5. Suggestions. You agree that SFDC shall have a royalty-free, worldwide, transferable, sublicenseable, irrevocable, perpetual license to use or incorporate into any SFDC products or services any suggestions, enhancement requests, recommendations or other feedback provided by You or Your Users relating to the operation of the Platform and/or the SFDC Service.
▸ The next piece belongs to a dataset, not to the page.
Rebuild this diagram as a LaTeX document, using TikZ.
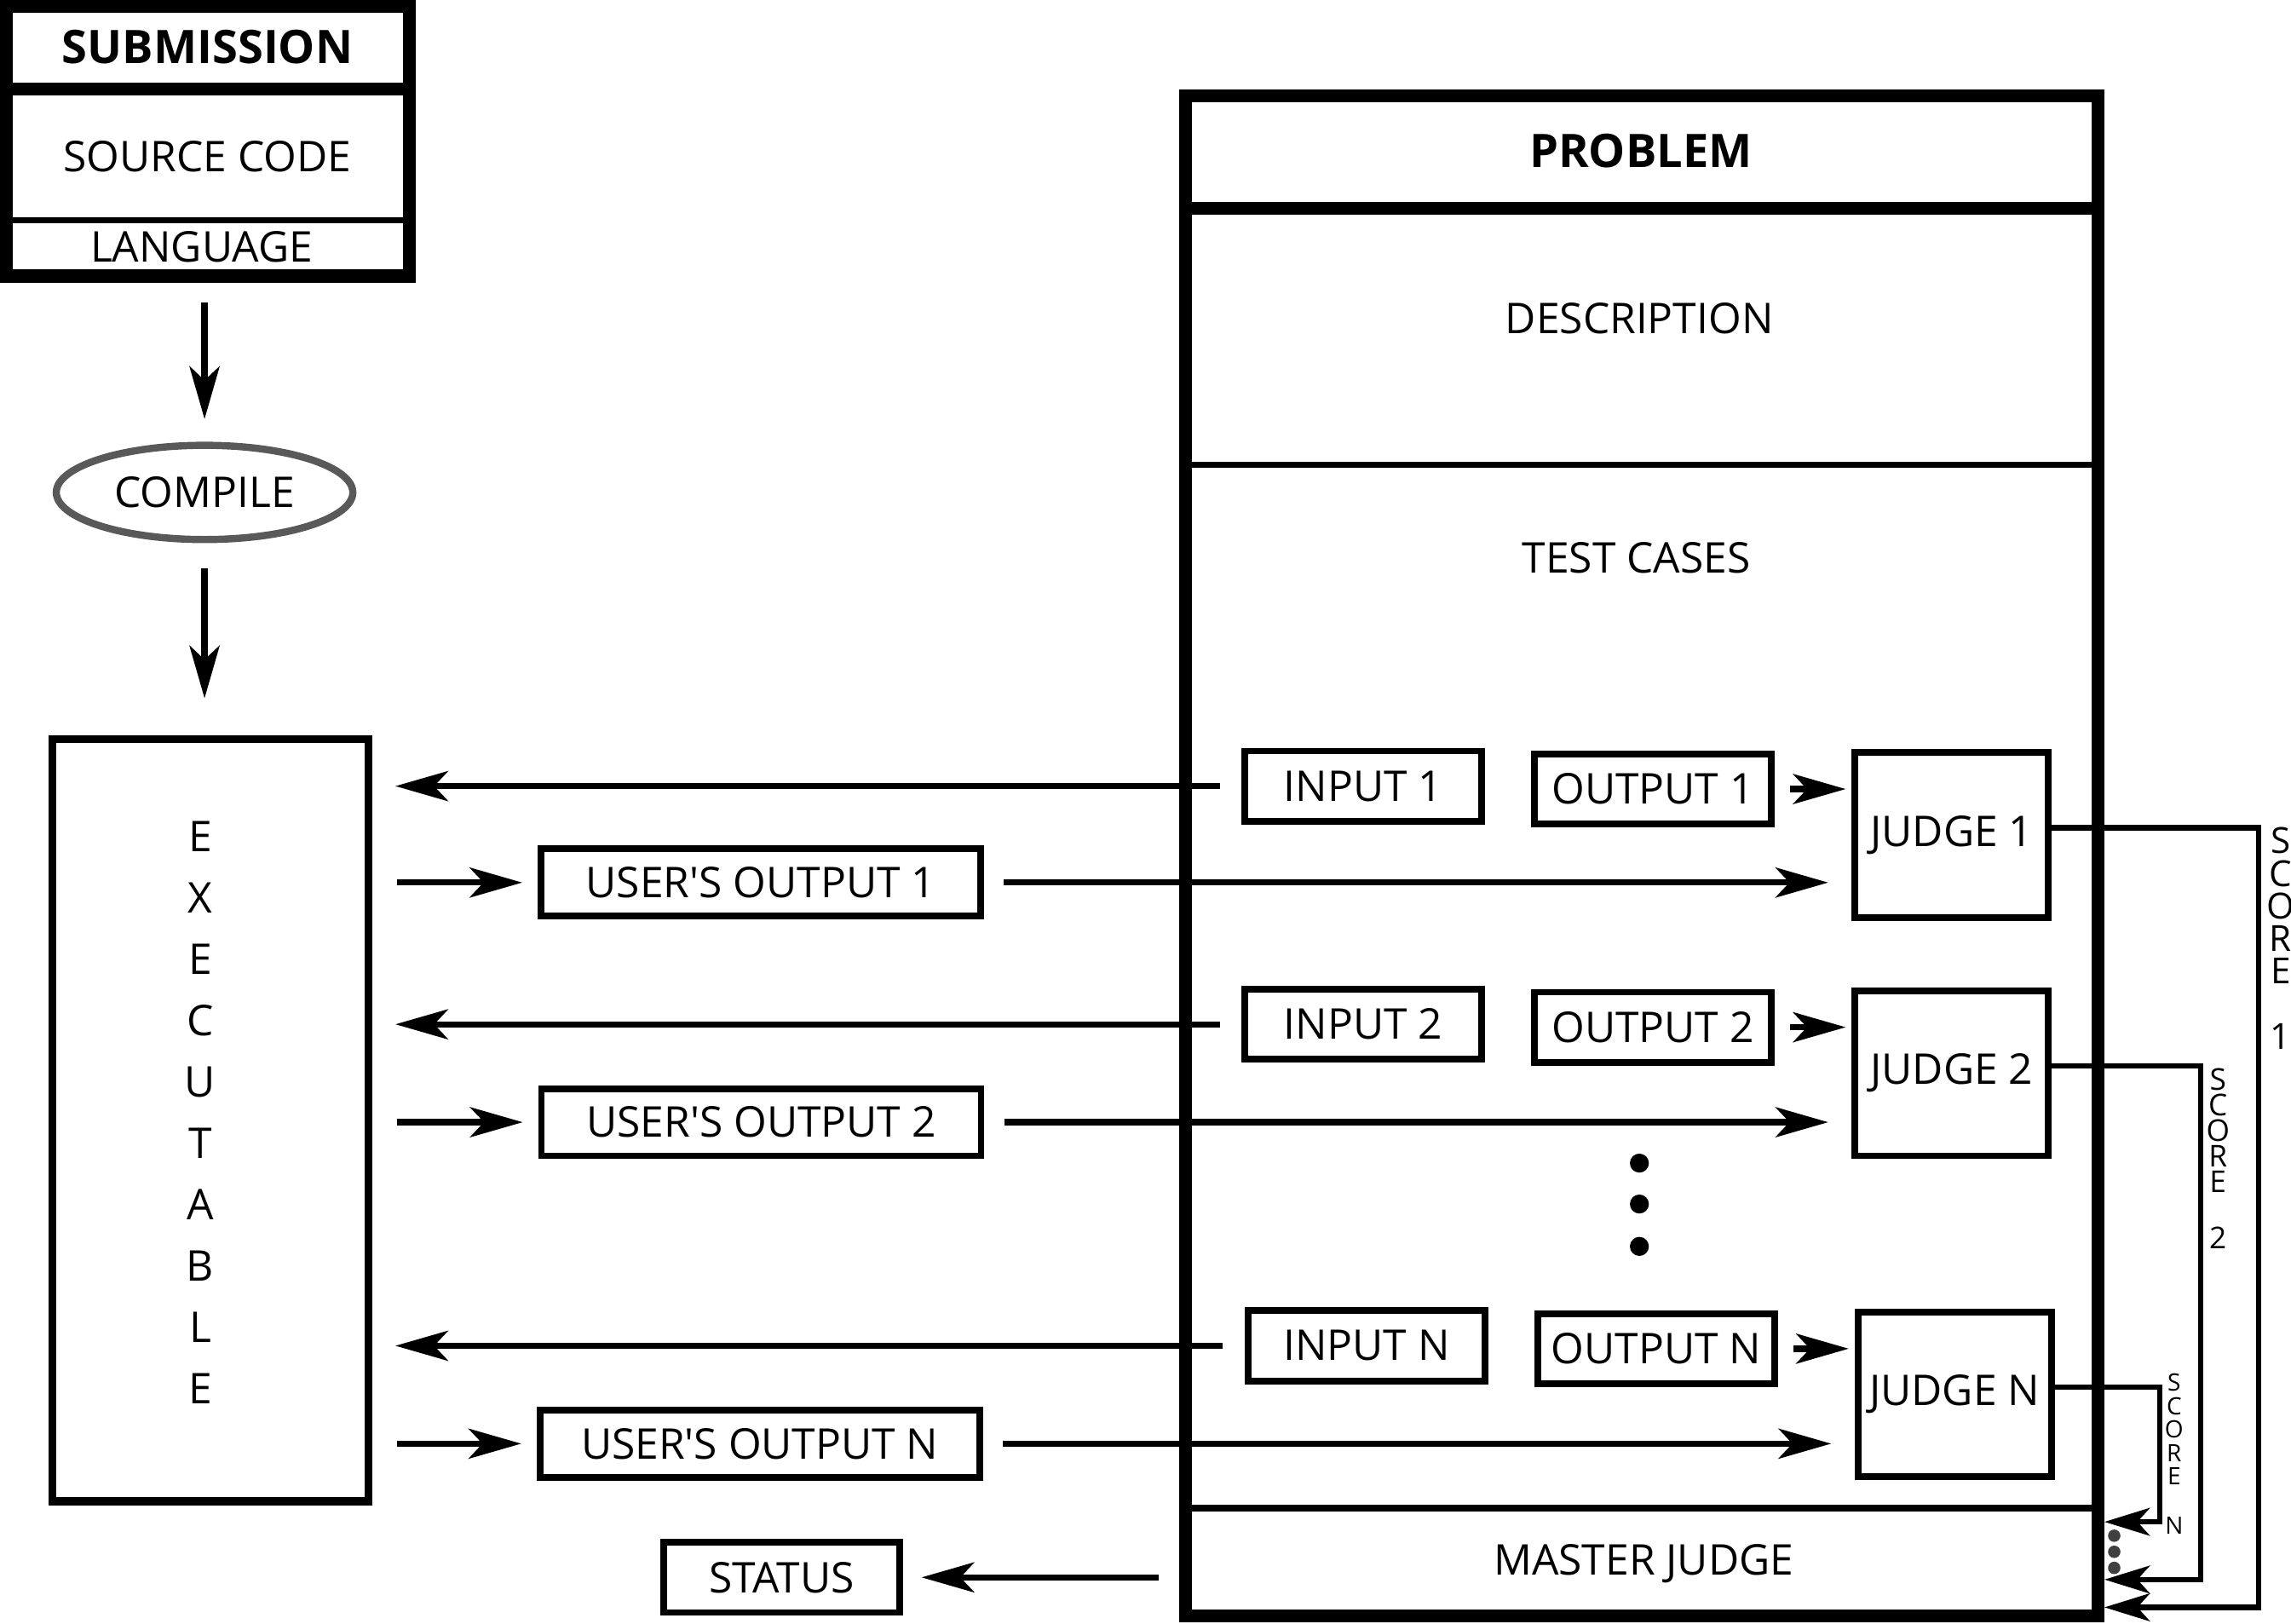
\documentclass[tikz,border=0pt]{standalone}
\usepackage{fontspec}
\setmainfont{Open Sans}
\usetikzlibrary{arrows.meta,shapes.geometric}

\begin{document}
\begin{tikzpicture}[x=0.02cm, y=-0.02cm,
		txt/.style={font=\fontsize{16.5}{20}\selectfont, inner sep=0pt},
		ttl/.style={font=\fontsize{18}{22}\selectfont\bfseries, inner sep=0pt},
		box/.style={draw, line width=2.6pt, txt, minimum width=3.24cm, minimum height=0.96cm},
		judgebox/.style={box, minimum width=2.65cm, minimum height=2.26cm},
		uobox/.style={box, minimum width=6.02cm, minimum height=0.92cm},
		arr/.style={line width=2.4pt, -{Stealth[length=0.72cm, width=0.41cm, inset=0.19cm]}},
		scorearr/.style={line width=2.1pt, -{Stealth[length=0.62cm, width=0.38cm, inset=0.17cm]}},
		vword/.style={anchor=north, inner sep=0pt, align=center}]
		%%%%% START %%%%%
		
		\useasboundingbox (0, 0) rectangle (1568, 1111);
		
		\node[draw, line width=5pt, inner sep=0pt, minimum width=5.51cm, minimum height=3.69cm] (submission) at (142.2, 96.7) {};
		\draw[line width=5pt] (4.4, 61) -- (280, 61);
		\draw[line width=2.3pt] (4.4, 151) -- (280, 151);
		\node[ttl] (subtitle) at (142, 32) {SUBMISSION};
		\node[txt] (source) at (142, 107) {SOURCE CODE};
		\node[txt] (language) at (138, 169) {LANGUAGE};
		
		\node[ellipse, draw=black!65, line width=2.8pt, txt, minimum width=4.06cm, minimum height=1.29cm] (compile) at (140, 337) {COMPILE};
		\node[draw, line width=3pt, inner sep=0pt, minimum width=4.32cm, minimum height=10.43cm] (exe) at (144, 766.75) {};
		\node[vword, font=\fontsize{16.5}{23.9}\selectfont] (exetext) at (137, 562) {E\\X\\E\\C\\U\\T\\A\\B\\L\\E};
		
		\draw[arr, shorten <=0.27cm, shorten >=0.31cm] (submission.south -| compile) -- (compile.north);
		\draw[arr, shorten <=0.34cm, shorten >=0.51cm] (compile.south) -- (compile |- exe.north);
		
		% problem
		\node[draw, line width=5pt, inner sep=0pt, minimum width=12.49cm, minimum height=20.81cm] (problem) at (1123.75, 585.75) {};
		\draw[line width=5pt] (811.5, 142.5) -- (1436, 142.5);
		\draw[line width=2.3pt] (811.5, 318) -- (1436, 318);
		\draw[line width=2.6pt] (811.5, 1032) -- (1436, 1032);
		\node[ttl] (probtitle) at (1123, 103) {PROBLEM};
		\node[txt] (description) at (1122, 218) {DESCRIPTION};
		\node[txt] (testcases) at (1120, 382) {TEST CASES};
		\node[txt] (master) at (1125, 1070) {MASTER JUDGE};
		
		\node[box] (in1) at (933, 538) {INPUT 1};
		\node[box] (out1) at (1131.25, 540) {OUTPUT 1};
		\node[judgebox] (judge1) at (1335.75, 571.5) {JUDGE 1};
		\node[box] (in2) at (933, 701) {INPUT 2};
		\node[box] (out2) at (1131.25, 703) {OUTPUT 2};
		\node[judgebox] (judge2) at (1335.75, 734.5) {JUDGE 2};
		\node[box] (inN) at (935.3, 921) {INPUT N};
		\node[box] (outN) at (1133.5, 923) {OUTPUT N};
		\node[judgebox] (judgeN) at (1337.8, 954.25) {JUDGE N};
		
		\fill (1122, 796) circle (0.13cm);
		\fill (1122, 824) circle (0.13cm);
		\fill (1122, 853) circle (0.13cm);
		
		\node[uobox] (uo1) at (520.7, 604) {USER\textquotesingle S OUTPUT 1};
		\node[uobox] (uo2) at (521, 768) {USER\textquotesingle S OUTPUT 2};
		\node[uobox] (uoN) at (520, 988) {USER\textquotesingle S OUTPUT N};
		\node[box] (status) at (535, 1079.5) {STATUS};
		
		\draw[arr, shorten <=0.3cm, shorten >=0.32cm] (in1.west) -- (exe.east |- in1.west);
		\draw[arr, shorten <=0.34cm, shorten >=0.21cm] (exe.east |- uo1.west) -- (uo1.west);
		\draw[arr, shorten <=0.27cm, shorten >=0.32cm] (uo1.east) -- (judge1.west |- uo1.east);
		\draw[arr, shorten <=0.21cm, shorten >=0.08cm] (out1.east) -- (judge1.west |- out1.east);
		
		\draw[arr, shorten <=0.3cm, shorten >=0.32cm] (in2.west) -- (exe.east |- in2.west);
		\draw[arr, shorten <=0.34cm, shorten >=0.21cm] (exe.east |- uo2.west) -- (uo2.west);
		\draw[arr, shorten <=0.27cm, shorten >=0.32cm] (uo2.east) -- (judge2.west |- uo2.east);
		\draw[arr, shorten <=0.21cm, shorten >=0.08cm] (out2.east) -- (judge2.west |- out2.east);
		
		\draw[arr, shorten <=0.3cm, shorten >=0.32cm] (inN.west) -- (exe.east |- inN.west);
		\draw[arr, shorten <=0.34cm, shorten >=0.21cm] (exe.east |- uoN.west) -- (uoN.west);
		\draw[arr, shorten <=0.27cm, shorten >=0.32cm] (uoN.east) -- (judgeN.west |- uoN.east);
		\draw[arr, shorten <=0.21cm, shorten >=0.08cm] (outN.east) -- (judgeN.west |- outN.east);
		
		\draw[arr, shorten <=0.28cm, shorten >=0.25cm] (problem.west |- status) -- (status.east);
		
		% scores
		\coordinate (s1) at (1546, 1100);
		\coordinate (s2) at (1506, 1081);
		\coordinate (sN) at (1478, 1041.5);
		\draw[scorearr] ([yshift=0.1cm]judge1.east) -| (s1) -- (problem.east |- s1);
		\draw[scorearr] ([yshift=0.1cm]judge2.east) -| (s2) -- (problem.east |- s2);
		\draw[scorearr] ([yshift=0.1cm]judgeN.east) -| (sN) -- (problem.east |- sN);
		\node[vword, font=\fontsize{14}{12.7}\selectfont] (score1) at (1561, 566) {S\\C\\O\\R\\E\\[12.7pt]1};
		\node[vword, font=\fontsize{11.7}{10}\selectfont] (score2) at (1518, 730.7) {S\\C\\O\\R\\E\\[11.9pt]2};
		\node[vword, font=\fontsize{9.3}{9.1}\selectfont] (scoreN) at (1488, 940) {S\\C\\O\\R\\E\\[10.2pt]N};
		
		\fill[black!75] (1447, 1051) circle (0.085cm);
		\fill[black!75] (1447, 1062) circle (0.085cm);
		\fill[black!75] (1447, 1073) circle (0.085cm);
		
		%%%%% END %%%%%
	\end{tikzpicture}
\end{document}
6. Suspension and Termination. Your use of the Platform and the SFDC Service may be immediately terminated and/or suspended upon notice due to (a) a breach of the terms of this SFDC Service Agreement by You or any User, (b) the termination or expiration of Reseller"s agreement with SFDC pursuant to which Reseller is providing the Platform as part of the Reseller Application to You, and/or (c) a breach by Reseller of its obligations to SFDC with respect to the subscriptions it is providing to You in connection with this SFDC Service Agreement. If You use the Reseller Application in combination with a SFDC Service Org other than the Org provisioned solely for use with the Reseller Application (a "Shared org"), Reseller shall be solely responsible for provisioning the Reseller Application to You. With respect to any Shared org, You acknowledge and understand that (i) access to such Org, including the Reseller Application used in connection with such Org, may be suspended due to Your non-payment to SFDC or other breach of Your Agreement with SFDC, and (ii) in the event Your relationship with SFDC is terminated as a result of non-payment or other material breach of Your agreement with SFDC, Your Platform subscriptions would also be terminated. In no case will any such termination or suspension give rise to any liability of SFDC to You for a refund or other compensation.
7. Subscriptions Non-Cancelable. Subscriptions for the Platform and the SFDC Service are non-cancelable during a subscription term, unless otherwise specified in Your agreement with Reseller.
8. Data Storage. The Platform and SFDC Service includes a certain cumulative amount of storage per User subscription for no additional charge. Contact Your Reseller for additional information. Additional storage may be available for purchase from the Reseller.
9. No Warranty. SALESFORCE.COM MAKES NO WARRANTIES OF ANY KIND, INCLUDING BUT NOT LIMITED TO WITH RESPECT TO THE PLATFORM, THE SFDC SERVICE, AND/OR THE RESELLER APPLICATION, WHETHER EXPRESS, IMPLIED, STATUTORY OR OTHERWISE. TO THE MAXIMUM EXTENT PERMITTED BY LAW, SALESFORCE.COM DISCLAIMS ALL CONDITIONS, REPRESENTATIONS AND WARRANTIES, WHETHER EXPRESS, IMPLIED, STATUTORY OR OTHERWISE, WITH RESPECT TO RESELLER APPLICATION AND THE SERVICE, INCLUDING, WITHOUT LIMITATION, ANY IMPLIED WARRANTY OF MERCHANTABILITY, FITNESS FOR A PARTICULAR PURPOSE, OR NON-INFRINGEMENT OF THIRD PARTY RIGHTS.
10. No Liability. IN NO EVENT SHALL SFDC HAVE ANY LIABILITY TO YOU OR ANY USER FOR ANY DAMAGES WHATSOEVER, INCLUDING BUT NOT LIMITED TO DIRECT, INDIRECT, SPECIAL, INCIDENTAL, PUNITIVE, OR CONSEQUENTIAL DAMAGES, OR DAMAGES BASED ON LOST PROFITS, HOWEVER CAUSED AND, WHETHER IN CONTRACT, TORT OR UNDER ANY OTHER THEORY OF LIABILITY, WHETHER OR NOT YOU HAVE BEEN ADVISED OF THE POSSIBILITY OF SUCH DAMAGES.
11. Further Contact. SFDC may contact You regarding new SFDC service features and offerings.
12. Google Programs and Services. Platform or SFDC Service features that interoperate with Google programs and services depend on the continuing availability of applicable Google application programming interfaces ("APIs") and programs for use with the Platform and the SFDC Service. If Google Inc. ceases to make such APIs and/or programs available on reasonable terms to SFDC, SFDC may cease providing such features without entitling You or Reseller to any refund, credit, or other compensation.
13. Third Party Beneficiary. SFDC shall be a third party beneficiary to the agreement between You and Reseller solely as it relates to this SFDC Service Agreement.